*INSTRUCTION:* From the entries below, extract every line that includes the word "this".
***** GIVEN DATA *****
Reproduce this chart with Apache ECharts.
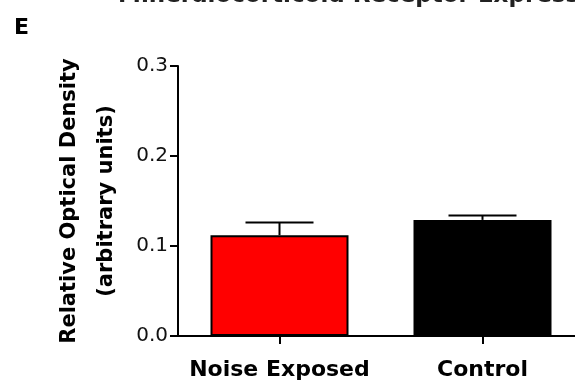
<!DOCTYPE html>
<html>
<head>
<meta charset="utf-8">
<script src="https://cdn.jsdelivr.net/npm/echarts@6/dist/echarts.min.js"></script>
<style>
  html, body { margin: 0; padding: 0; background: #ffffff; overflow: hidden; }
  #chart { width: 584px; height: 385px; }
</style>
</head>
<body>
<div id="chart"></div>
<script>
const categories = ['Noise Exposed', 'Control'];
const meanValues = [0.112, 0.129];
const semValues = [0.014, 0.005];
const barColors = ['#ff0000', '#000000'];
const yTicks = [0.0, 0.1, 0.2, 0.3];

const FONT = 'DejaVu Sans';
const chart = echarts.init(document.getElementById('chart'), null, { renderer: 'canvas' });

const option = {
  backgroundColor: '#ffffff',
  animation: false,
  title: [
    {
      text: 'Mineralocorticoid Receptor Expression',
      left: 113,
      top: -20,
      textStyle: { fontFamily: FONT, fontSize: 23, fontWeight: 'bold', color: '#222222' }
    },
    {
      text: 'E',
      left: 9,
      top: 12,
      textStyle: { fontFamily: FONT, fontSize: 22, fontWeight: 'bold', color: '#000000' }
    }
  ],
  grid: { left: 178, right: 0, top: 66, bottom: 49, containLabel: false },
  xAxis: {
    type: 'category',
    data: categories,
    axisLine: { show: true, lineStyle: { color: '#000', width: 2 } },
    axisTick: { show: true, alignWithLabel: true, length: 8, lineStyle: { color: '#000', width: 2 } },
    axisLabel: { interval: 0, fontFamily: FONT, fontSize: 22, fontWeight: 'bold', color: '#000', margin: 23 },
    splitLine: { show: false }
  },
  yAxis: {
    type: 'value',
    min: yTicks[0],
    max: yTicks[yTicks.length - 1],
    interval: 0.1,
    name: 'Relative Optical Density\n(arbitrary units)',
    nameLocation: 'middle',
    nameGap: 52,
    nameRotate: 90,
    nameTextStyle: { fontFamily: FONT, fontSize: 21, fontWeight: 'bold', color: '#000', lineHeight: 37, align: 'center' },
    axisLine: { show: true, lineStyle: { color: '#000', width: 2 } },
    axisTick: { show: true, length: 8, lineStyle: { color: '#000', width: 2 } },
    axisLabel: { fontFamily: FONT, fontSize: 20, color: '#111', margin: 10, formatter: v => v.toFixed(1) },
    splitLine: { show: false }
  },
  series: [
    {
      type: 'bar',
      data: meanValues.map((v, i) => ({ value: v, itemStyle: { color: barColors[i] } })),
      barWidth: 138,
      itemStyle: { borderColor: '#000', borderWidth: 2 },
      z: 2
    },
    {
      type: 'custom',
      data: meanValues.map((v, i) => [i, v, v + semValues[i]]),
      z: 3,
      renderItem: function (params, api) {
        const x = api.value(0);
        const base = api.coord([x, api.value(1)]);
        const top = api.coord([x, api.value(2)]);
        const half = 34;
        return {
          type: 'group',
          children: [
            { type: 'line', shape: { x1: base[0], y1: base[1], x2: top[0], y2: top[1] }, style: { stroke: '#000', lineWidth: 2 } },
            { type: 'line', shape: { x1: top[0] - half, y1: top[1], x2: top[0] + half, y2: top[1] }, style: { stroke: '#000', lineWidth: 2 } }
          ]
        };
      }
    }
  ]
};
chart.setOption(option);
</script>
</body>
</html>
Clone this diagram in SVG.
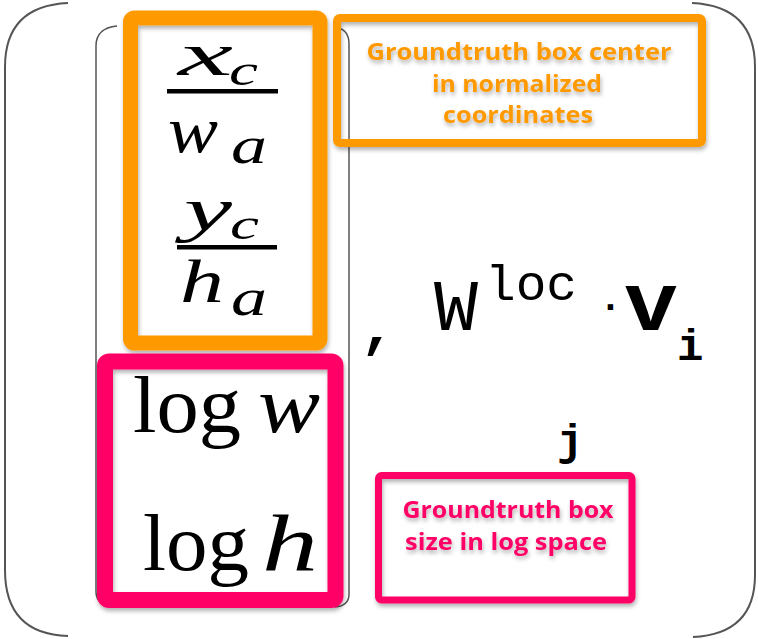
*****
*FINISHED ANSWER:*
Reproduce this chart with Apache ECharts.
Clone this diagram in SVG.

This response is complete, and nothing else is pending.